Position der EU-Datenschutzbeauftragten

Die Artikel-29-Gruppe äußerte in einer Pressemitteilung (Video der Presekonferenz) große Bedenken gegenüber dem aktuellen US-Rechtssystem in Bezug auf das Ausmaß der Massenüberwachung und den Rechtsschutz der Betroffenen. Jetzt würden die Datenschützer analysieren, inwieweit der „Privacy Shield“-Vorschlag eine rechtliche Grundlage für Datentransfer sein kann. Damit die Grundrechte von Europäer.innen gesichert sind, müssen Überwachungsmaßnahmen der Artikel-29-Gruppe zufolge vier Kriterien erfüllen:

  1. Die geheimdienstliche Datenverarbeitung muss auf klaren und transparenten Regeln basieren.
  2. Die Datenverarbeitung muss verhältnismäßig sein. Die Datenverarbeitung muss in einem angemessenen Verhältnis zu den Grundrechten des Individuums stehen.
  3. Es muss ein unabhängiger Kontrollmechanismus existieren.
  4. Jede Person muss das Recht haben, ihre oder seine Rechte vor einer unabhängigen Instanz zu verteidigen.

Weitere Schritte:

Die EU-Kommission will innerhalb der nächsten drei Wochen einen konkreten Vorschlag für ein „Privacy Shield“-Abkommen vorlegen. Danach werden die EU-Datenschutzbeauftragten prüfen, ob das „Privacy Shield“-Abkommen die oben genannten Kriterien erfüllt.
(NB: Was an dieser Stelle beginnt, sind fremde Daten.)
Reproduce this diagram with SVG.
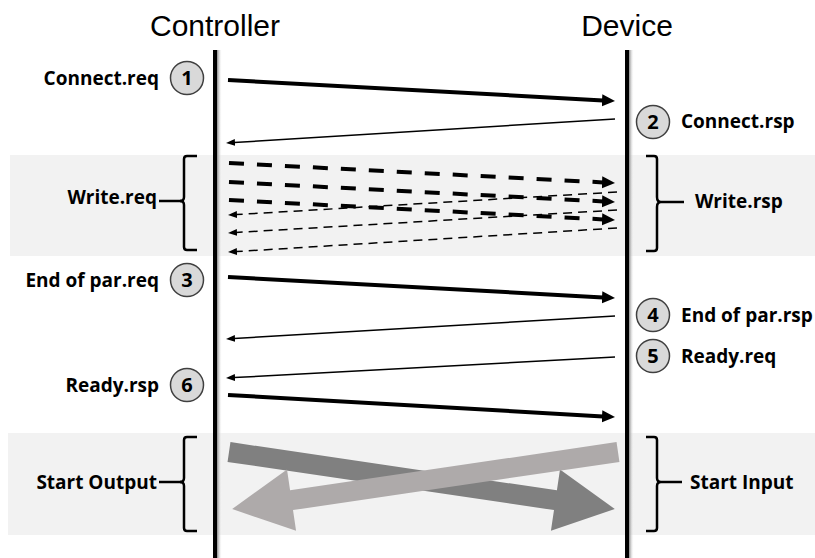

Das Gute an der schlechten Nachricht:

Deutsche Unternehmen können sich aufgefordert fühlen, ihre IT und Datenbe- und verarbeitungen ins europäische Inland zu verlegen. Die US-amerikanische Gesetzgebung kann angeregt sein, in den USA eine dem europäischen Recht vergleichbare Datenschutzgesetzgebung zu erarbeiten und zu beschließen.